Divers on a WWF expedition to search for ghost nets in the Baltic Sea turned up a more unusual discovery last month. What was initially mistaken for an old typewriter turned out to be an Enigma code machine used by the Nazis in WWII.
The infamous encryption machines were used by the Nazis to encode messages sent via Morse code during the war, scuppering the Allied Forces’ attempts to track German military movements. That is until a British team of mathematicians and scientists – led by Alan Turing, and building on breakthroughs by Polish codebreakers – broke the encryption in 1941; something historians credit with shortening the war.
The German divers were searching for abandoned fishing nets, known as “ghost nets”, which can be deadly to marine life, in the Bay of Gelting in northern Germany when their sonar picked up what they thought was a typewriter caught in a net. The letters were still legible.
"A colleague swam up and said: there's a net there with an old typewriter in it," Florian Huber, the lead diver, told the DPA news agency.

They quickly realized it was something of much more historical importance. Huber suspects it was lost shortly before Germany surrendered in May 1945, as submarines in Geltinger Bay were ordered to be scuttled by Nazi leaders to prevent their capture by the winning Allies.

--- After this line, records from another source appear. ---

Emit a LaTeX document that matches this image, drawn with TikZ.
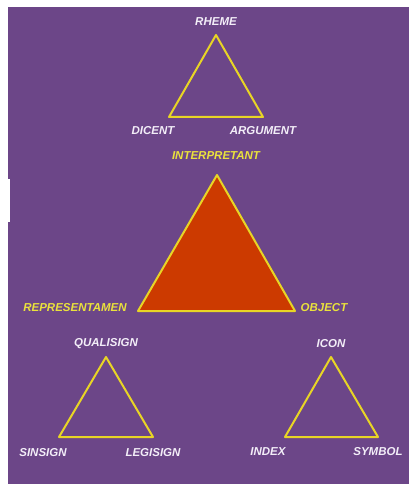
\documentclass[tikz,border=0pt]{standalone}
\usepackage{fontspec}
\setmainfont{Liberation Sans}
\usetikzlibrary{calc}

\definecolor{bgpurple}{HTML}{6C4688}
\definecolor{lineyellow}{HTML}{E8D525}
\definecolor{fillred}{HTML}{CC3A00}
\definecolor{txtyellow}{HTML}{EAE23C}
\definecolor{txtwhite}{HTML}{F3EEF8}

\begin{document}
\begin{tikzpicture}[
  x=1pt, y=-1pt,
  tri/.style={draw=lineyellow, line width=2pt, line join=round},
  maintri/.style={tri, fill=fillred},
  lbl/.style={font=\fontsize{11.5}{13}\selectfont\bfseries\itshape,
              text=txtwhite, inner sep=1pt},
  ylbl/.style={lbl, text=txtyellow},
]
  \useasboundingbox (0,0) rectangle (409,484);

  %% -- background --
  \fill[white] (0,0) rectangle (409,484);
  \fill[bgpurple] (8,7) rectangle (409,484);
  \fill[white] (0,179) rectangle (10,222);

  %% -- Rheme / Dicent / Argument --
  \coordinate (rh) at (216,35);
  \coordinate (di) at (169,117);
  \coordinate (ar) at (263,117);
  \draw[tri] (rh) -- (di) -- (ar) -- cycle;
  \node[lbl] (rheme)    at (216,22)  {RHEME};
  \node[lbl] (dicent)   at (153,131) {DICENT};
  \node[lbl] (argument) at (263,131) {ARGUMENT};

  %% -- Interpretant / Representamen / Object --
  \coordinate (in) at (217,175);
  \coordinate (re) at (138,311);
  \coordinate (ob) at (295,311);
  \draw[maintri] (in) -- (re) -- (ob) -- cycle;
  \node[ylbl] (interpretant)  at (216,156) {INTERPRETANT};
  \node[ylbl] (representamen) at (75,308)  {REPRESENTAMEN};
  \node[ylbl] (object)        at (324,308) {OBJECT};

  %% -- Qualisign / Sinsign / Legisign --
  \coordinate (qu) at (106,357);
  \coordinate (si) at (59,437);
  \coordinate (le) at (153,437);
  \draw[tri] (qu) -- (si) -- (le) -- cycle;
  \node[lbl] (qualisign) at (106,344) {QUALISIGN};
  \node[lbl] (sinsign)   at (43,453)  {SINSIGN};
  \node[lbl] (legisign)  at (153,453) {LEGISIGN};

  %% -- Icon / Index / Symbol --
  \coordinate (ic) at (331,357);
  \coordinate (ix) at (285,437);
  \coordinate (sy) at (378,437);
  \draw[tri] (ic) -- (ix) -- (sy) -- cycle;
  \node[lbl] (icon)   at (331,344) {ICON};
  \node[lbl] (index)  at (268,452) {INDEX};
  \node[lbl] (symbol) at (378,452) {SYMBOL};
\end{tikzpicture}
\end{document}
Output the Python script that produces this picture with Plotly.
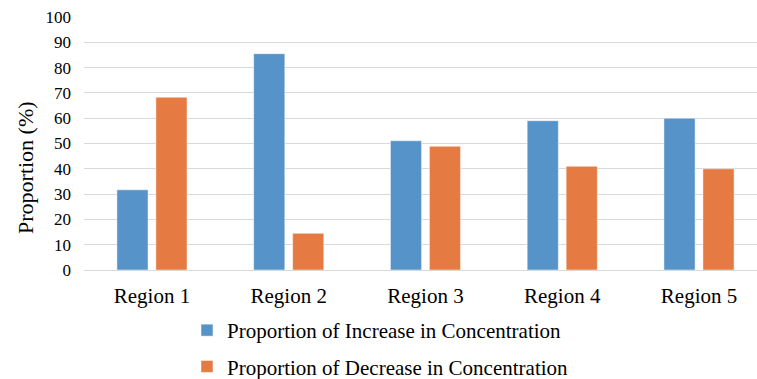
import plotly.graph_objects as go

# Chart data
regions = ["Region 1", "Region 2", "Region 3", "Region 4", "Region 5"]
increase_pct = [31.7, 85.5, 51.1, 59.0, 60.0]
decrease_pct = [68.3, 14.5, 48.9, 41.0, 40.0]
y_ticks = [0, 10, 20, 30, 40, 50, 60, 70, 80, 90, 100]

BLUE = "#5593c8"
ORANGE = "#e57a42"
FONT = "Liberation Serif, Times New Roman, serif"

fig = go.Figure()
fig.add_trace(go.Bar(
    x=regions, y=increase_pct, name="Proportion of Increase in Concentration",
    marker=dict(color=BLUE, line=dict(color="rgba(255,255,255,0.5)", width=1)),
    legendgroup="inc",
))
fig.add_trace(go.Bar(
    x=regions, y=decrease_pct, name="Proportion of Decrease in Concentration",
    marker=dict(color=ORANGE, line=dict(color="rgba(255,255,255,0.5)", width=1)),
    legendgroup="dec",
))

fig.update_layout(
    width=757, height=379,
    margin=dict(l=84, r=0, t=17, b=109, autoexpand=False),
    paper_bgcolor="white", plot_bgcolor="white",
    barmode="group", bargap=0.43, bargroupgap=0.2,
    font=dict(family=FONT, color="#000000"),
    showlegend=True,
    legend=dict(
        xref="container", yref="container",
        x=187 / 757, y=1 - 310 / 379, xanchor="left", yanchor="top",
        font=dict(size=21, family=FONT, color="#000000"),
        traceorder="grouped", tracegroupgap=6,
        bgcolor="rgba(0,0,0,0)", itemwidth=30,
    ),
    annotations=[dict(
        text="Proportion (%)", xref="paper", yref="paper",
        x=-84 / 673 + 25 / 673, y=(270 - 168) / 253,
        xanchor="center", yanchor="middle", textangle=-90, showarrow=False,
        font=dict(size=22, family=FONT, color="#000000"),
    )],
)

fig.update_xaxes(
    type="category", range=[-0.497, 4.424],
    showgrid=False, showline=False, zeroline=False,
    tickfont=dict(size=21, family=FONT, color="#000000"),
    ticks="", ticklabelstandoff=11, tickangle=0,
)
fig.update_yaxes(
    range=[0, 100], tickvals=y_ticks,
    showgrid=True, gridcolor="#d9d9d9", gridwidth=1,
    zeroline=True, zerolinecolor="#d9d9d9", zerolinewidth=1,
    showline=False,
    tickfont=dict(size=17, family=FONT, color="#000000"),
    ticks="", ticklabelstandoff=12,
)

fig.write_html("out.html")
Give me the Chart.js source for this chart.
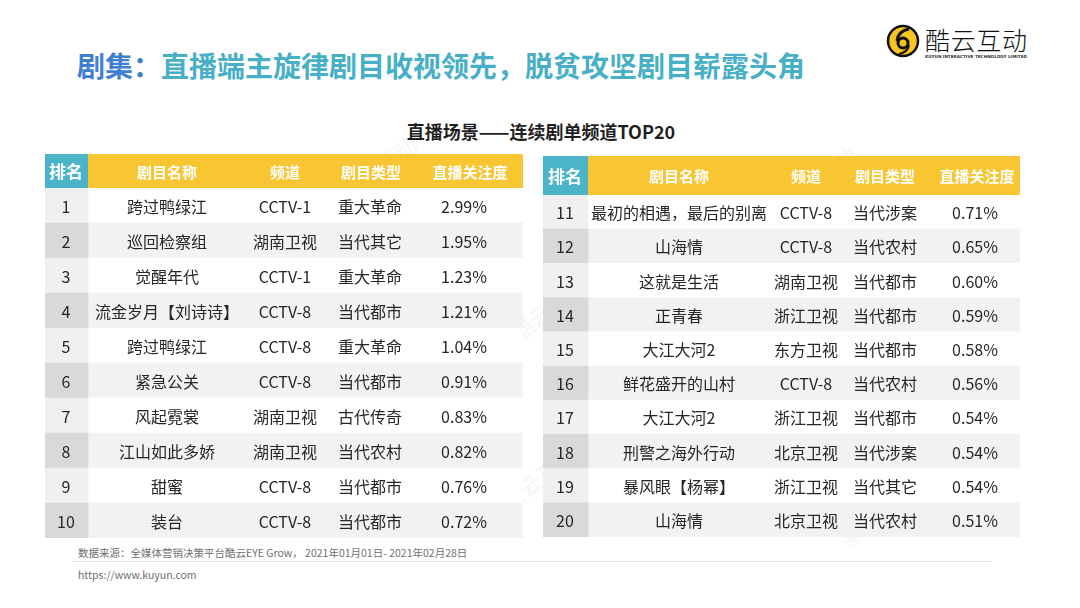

Over 50 U-boats were deliberately sunk in the bay on May 4. “We suspect that our ENIGMA went overboard in the course of this event," Huber said. It is thought the machine, which is a three-rotor Enigma, was thrown overboard from a ship rather than a submarine, as Nazi U-boats used the more high-tech four-rotor machines.
The divers handed the find into the archaeological office of the German state of Schleswig-Holstein, where it will now be restored by experts at the state's archaeology museum. Having spent 70 years at the bottom of the sea, it will need to go through a thorough desalination process to prevent further corrosion.
The device essentially consisted of a keyboard, a set of three or four rollers, and an illuminated field of letters. The operator would type the message in plaintext and then the converted ciphertext would be reflected in the lights above the keys. Enter the first letter of your message and the corresponding letter would light up. Cipher keys were changed regularly using a series of device settings that created lists used by the sender and receiver. It was the insistence of signing off messages HH (Heil Hitler) that allowed the code breakers to find the weak spot in the encryption and break the code.
Germany, which doesn't shy away from teaching the lessons learned from its past, will then put the Enigma machine on display. "Due to its historical significance, it can even be viewed as a national cultural asset," Dr Ulf Ickerodt, director of the state archaeological office of the State of Schleswig-Holstein, said.
Accidental finds like this are rare and come from a period in Germany's history that is increasingly in danger of being forgotten, Dr Ickerodt said. "
Despite all the fascination with the history of technology, which is not just about cryptography but also about the early phase of modern information technology, they are a welcome opportunity to deal with this phase of our history.